Everyone loves a touch of tropical in the summer.  Just like I want to build a fire pit in the living room of my south Florida highrise in the winter time, there’s something about the heat and sunshine that makes people want to break out the Hawaiian prints and drink pina coladas.  But how do you incorporate tropical elements into your home without looking like a bad episode of Hawaii 5-0?  These stylists showcase 3 ways to go tropical without being over the top.

  1.  Keep it dark.  The contrast of black-painted brick tones down the bright colors and foliage.  If this was white wood, you would feel like you were in a Balinese bedroom (though this might be your goal), but if not, dark painted wood or concrete offsets the brights for a more sophisticated feel.
  2. Use just one piece.  I’m loving this lime painting, and it’s surprisingly affordable too (link in caption).  You can update art seasonally for a tropical pop, in the wintertime you could replace this with a collage or understated abstract.  If you stick to canvas art, like this one, it’s lightweight and easy to replace and store, so you don’t have to worry about heavy framing or glass breakage.

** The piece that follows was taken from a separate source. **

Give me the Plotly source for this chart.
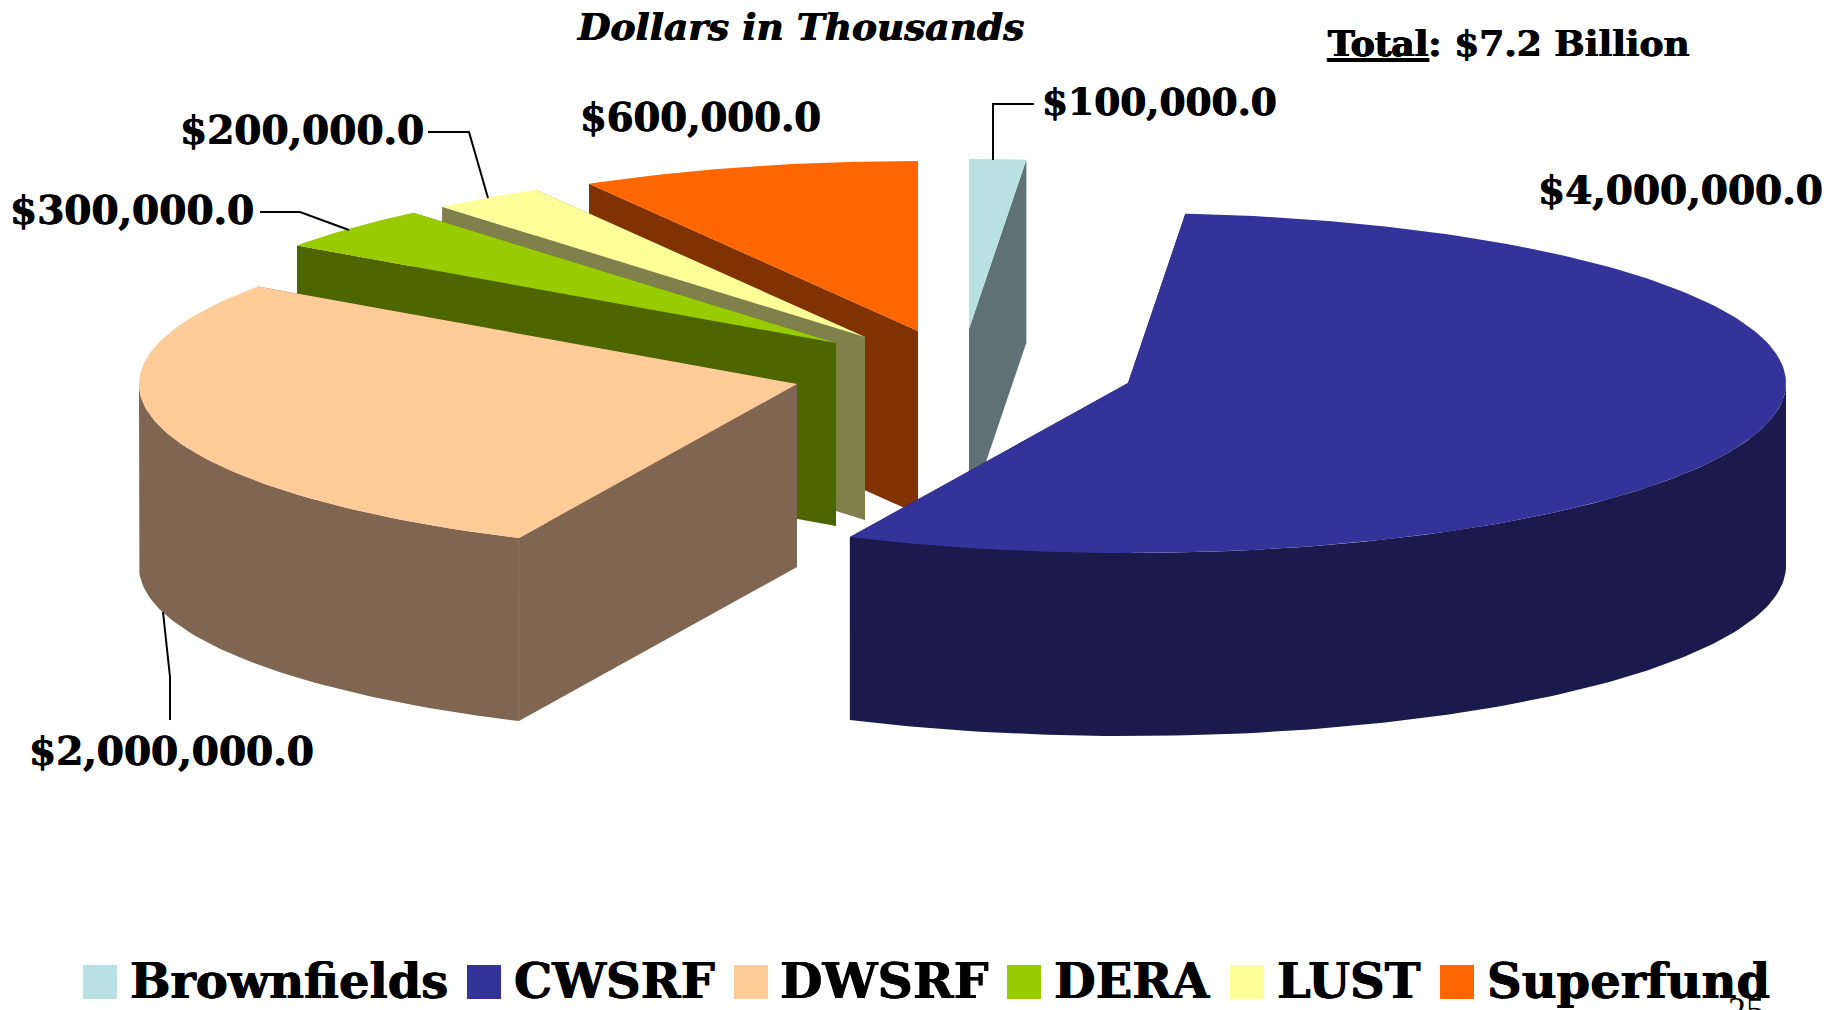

  3. Accent it.  This is a more permanent idea, but if you adore that tropical feel, try an accent wall papered with palms or bamboo.  The key here is to only stick to one wall, and keep the other accents neutral.  The antique silver and chalkboard artwork offsets the wallpaper so it’s just a touch of the tropics.

Other ways to incorporate the tropics into your interior include of course plants – no matter where you live, most nurseries offer palms and cacti seasonally.  Throw pillows are another great way to add a pop of pattern, use pillow covers rather than actual pillows for easy storage.  A bright rag or sisal rug can pull together a room and totally redefine the color scheme without any permanence as well.  Or, if you’re not willing to switch up your decor, a quick trip to Florida or the islands (it’s dirt cheap to travel to the Caribbean in summer just be sure to get travel insurance and watch the weather closely for hurricanes, a cruise ship can steer around weather but at a resort, you’re stuck) and paper your refrigerator with postcards from your trip for that year-round tropical feel.